§ **Problem description**
Return the number of lines holding "that", with nothing added.

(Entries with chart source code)
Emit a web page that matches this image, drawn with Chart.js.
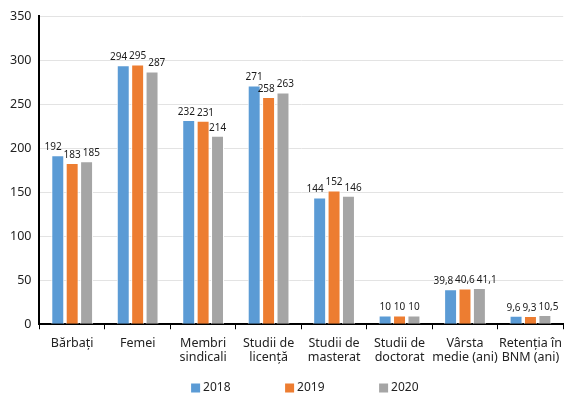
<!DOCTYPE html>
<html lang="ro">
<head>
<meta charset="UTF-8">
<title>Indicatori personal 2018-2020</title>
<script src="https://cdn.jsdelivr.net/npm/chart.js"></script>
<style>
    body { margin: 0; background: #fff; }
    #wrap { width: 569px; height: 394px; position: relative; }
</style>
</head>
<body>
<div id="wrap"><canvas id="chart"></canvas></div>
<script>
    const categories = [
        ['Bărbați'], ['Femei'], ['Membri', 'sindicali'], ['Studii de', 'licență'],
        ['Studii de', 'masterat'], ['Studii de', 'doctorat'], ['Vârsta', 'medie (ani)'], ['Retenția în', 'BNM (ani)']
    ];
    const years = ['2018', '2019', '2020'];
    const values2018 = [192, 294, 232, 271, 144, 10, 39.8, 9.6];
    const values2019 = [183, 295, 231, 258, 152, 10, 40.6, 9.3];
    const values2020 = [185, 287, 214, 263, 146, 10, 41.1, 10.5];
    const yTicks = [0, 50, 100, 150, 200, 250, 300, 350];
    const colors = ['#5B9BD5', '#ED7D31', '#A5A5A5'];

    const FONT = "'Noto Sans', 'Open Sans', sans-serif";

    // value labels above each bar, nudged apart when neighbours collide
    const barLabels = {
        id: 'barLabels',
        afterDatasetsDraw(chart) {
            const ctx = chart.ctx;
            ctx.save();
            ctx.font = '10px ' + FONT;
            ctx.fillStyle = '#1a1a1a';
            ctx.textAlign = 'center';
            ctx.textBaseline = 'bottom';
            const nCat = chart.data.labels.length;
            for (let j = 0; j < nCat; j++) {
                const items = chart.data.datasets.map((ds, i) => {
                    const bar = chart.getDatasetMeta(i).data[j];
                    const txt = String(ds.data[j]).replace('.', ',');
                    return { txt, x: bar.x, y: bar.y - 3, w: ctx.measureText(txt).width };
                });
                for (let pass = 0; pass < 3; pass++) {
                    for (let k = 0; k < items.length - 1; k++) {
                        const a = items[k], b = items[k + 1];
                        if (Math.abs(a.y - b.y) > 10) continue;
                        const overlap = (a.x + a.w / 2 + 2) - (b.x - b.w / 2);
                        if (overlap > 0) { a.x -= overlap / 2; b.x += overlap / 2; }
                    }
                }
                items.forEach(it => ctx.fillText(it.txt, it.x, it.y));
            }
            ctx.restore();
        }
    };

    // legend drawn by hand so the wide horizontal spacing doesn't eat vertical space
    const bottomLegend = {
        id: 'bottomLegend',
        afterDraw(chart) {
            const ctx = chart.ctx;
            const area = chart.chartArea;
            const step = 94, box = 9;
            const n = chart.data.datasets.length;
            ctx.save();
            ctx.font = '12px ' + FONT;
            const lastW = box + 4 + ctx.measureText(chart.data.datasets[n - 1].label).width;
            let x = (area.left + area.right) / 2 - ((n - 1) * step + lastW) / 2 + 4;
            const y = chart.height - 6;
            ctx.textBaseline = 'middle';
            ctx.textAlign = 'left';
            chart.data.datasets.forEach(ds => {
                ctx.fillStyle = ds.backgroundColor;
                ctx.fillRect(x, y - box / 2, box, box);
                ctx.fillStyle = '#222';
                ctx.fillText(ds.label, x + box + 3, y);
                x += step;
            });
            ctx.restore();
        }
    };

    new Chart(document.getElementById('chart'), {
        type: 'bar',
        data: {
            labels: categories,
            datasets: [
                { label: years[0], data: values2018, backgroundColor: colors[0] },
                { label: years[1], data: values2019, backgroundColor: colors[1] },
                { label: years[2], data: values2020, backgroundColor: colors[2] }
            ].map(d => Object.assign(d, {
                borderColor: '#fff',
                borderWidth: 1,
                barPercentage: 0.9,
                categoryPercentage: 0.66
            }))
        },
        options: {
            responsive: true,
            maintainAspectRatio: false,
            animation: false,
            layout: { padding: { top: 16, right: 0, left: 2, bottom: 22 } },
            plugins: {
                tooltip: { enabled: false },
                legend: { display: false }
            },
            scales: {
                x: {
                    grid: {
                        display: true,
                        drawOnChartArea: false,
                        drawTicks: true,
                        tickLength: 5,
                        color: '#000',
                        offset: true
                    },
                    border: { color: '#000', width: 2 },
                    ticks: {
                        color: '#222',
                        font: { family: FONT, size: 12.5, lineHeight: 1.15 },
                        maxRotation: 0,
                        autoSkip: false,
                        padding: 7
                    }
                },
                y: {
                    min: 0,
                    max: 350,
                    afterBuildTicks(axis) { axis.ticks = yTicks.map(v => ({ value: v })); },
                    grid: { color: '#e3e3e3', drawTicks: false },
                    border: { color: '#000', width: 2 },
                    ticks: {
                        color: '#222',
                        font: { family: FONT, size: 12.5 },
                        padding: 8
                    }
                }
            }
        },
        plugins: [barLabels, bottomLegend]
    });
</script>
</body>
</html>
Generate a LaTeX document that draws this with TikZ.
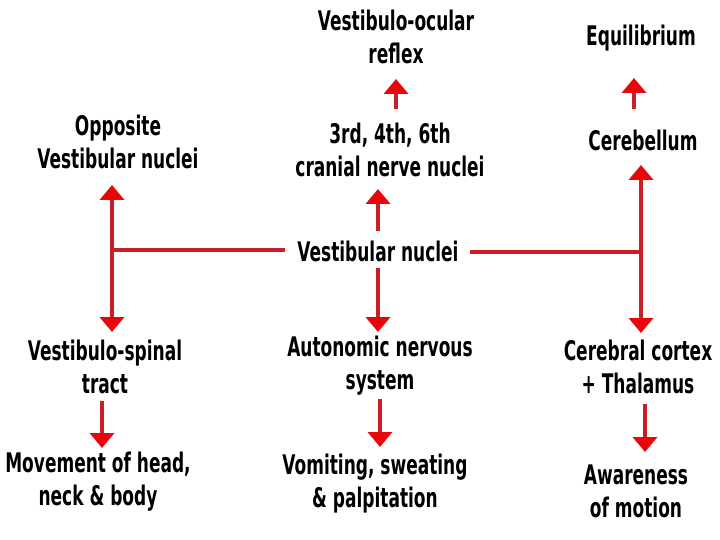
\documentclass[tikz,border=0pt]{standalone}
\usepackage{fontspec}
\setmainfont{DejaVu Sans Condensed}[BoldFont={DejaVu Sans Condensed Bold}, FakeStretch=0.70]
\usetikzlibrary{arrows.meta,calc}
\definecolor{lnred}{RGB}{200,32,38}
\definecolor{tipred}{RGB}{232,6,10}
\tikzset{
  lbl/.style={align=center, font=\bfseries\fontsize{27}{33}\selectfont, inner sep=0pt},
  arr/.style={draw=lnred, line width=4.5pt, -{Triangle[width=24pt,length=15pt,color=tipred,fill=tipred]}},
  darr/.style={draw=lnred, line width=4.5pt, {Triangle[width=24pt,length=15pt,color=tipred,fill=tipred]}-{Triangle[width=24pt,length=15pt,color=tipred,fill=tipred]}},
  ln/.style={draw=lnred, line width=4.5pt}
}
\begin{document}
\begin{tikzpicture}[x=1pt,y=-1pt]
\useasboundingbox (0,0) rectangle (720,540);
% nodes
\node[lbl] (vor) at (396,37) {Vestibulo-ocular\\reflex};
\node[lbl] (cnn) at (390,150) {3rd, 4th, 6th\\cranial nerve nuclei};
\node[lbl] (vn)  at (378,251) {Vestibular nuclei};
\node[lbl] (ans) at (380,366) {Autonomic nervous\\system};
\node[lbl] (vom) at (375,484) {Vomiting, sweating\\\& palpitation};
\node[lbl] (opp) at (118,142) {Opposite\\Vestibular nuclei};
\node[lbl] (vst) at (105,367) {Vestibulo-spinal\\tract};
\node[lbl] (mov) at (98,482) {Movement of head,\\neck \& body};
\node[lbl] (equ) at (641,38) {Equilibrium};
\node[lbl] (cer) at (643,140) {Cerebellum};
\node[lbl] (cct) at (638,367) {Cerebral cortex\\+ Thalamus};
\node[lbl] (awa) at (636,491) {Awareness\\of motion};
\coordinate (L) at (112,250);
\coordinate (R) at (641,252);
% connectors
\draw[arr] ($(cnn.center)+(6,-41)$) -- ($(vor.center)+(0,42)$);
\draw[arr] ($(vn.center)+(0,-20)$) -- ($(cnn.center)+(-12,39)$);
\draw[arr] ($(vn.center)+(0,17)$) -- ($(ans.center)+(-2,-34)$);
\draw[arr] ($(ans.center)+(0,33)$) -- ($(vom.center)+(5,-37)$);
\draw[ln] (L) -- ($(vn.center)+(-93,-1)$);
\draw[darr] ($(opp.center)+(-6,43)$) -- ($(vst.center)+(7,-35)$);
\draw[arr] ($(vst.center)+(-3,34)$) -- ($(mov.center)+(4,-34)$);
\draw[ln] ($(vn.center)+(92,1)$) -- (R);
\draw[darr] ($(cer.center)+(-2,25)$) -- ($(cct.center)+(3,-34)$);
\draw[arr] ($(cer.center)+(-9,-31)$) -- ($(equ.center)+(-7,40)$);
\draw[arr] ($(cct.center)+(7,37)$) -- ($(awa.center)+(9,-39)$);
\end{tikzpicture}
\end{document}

§ **Exercise response**
2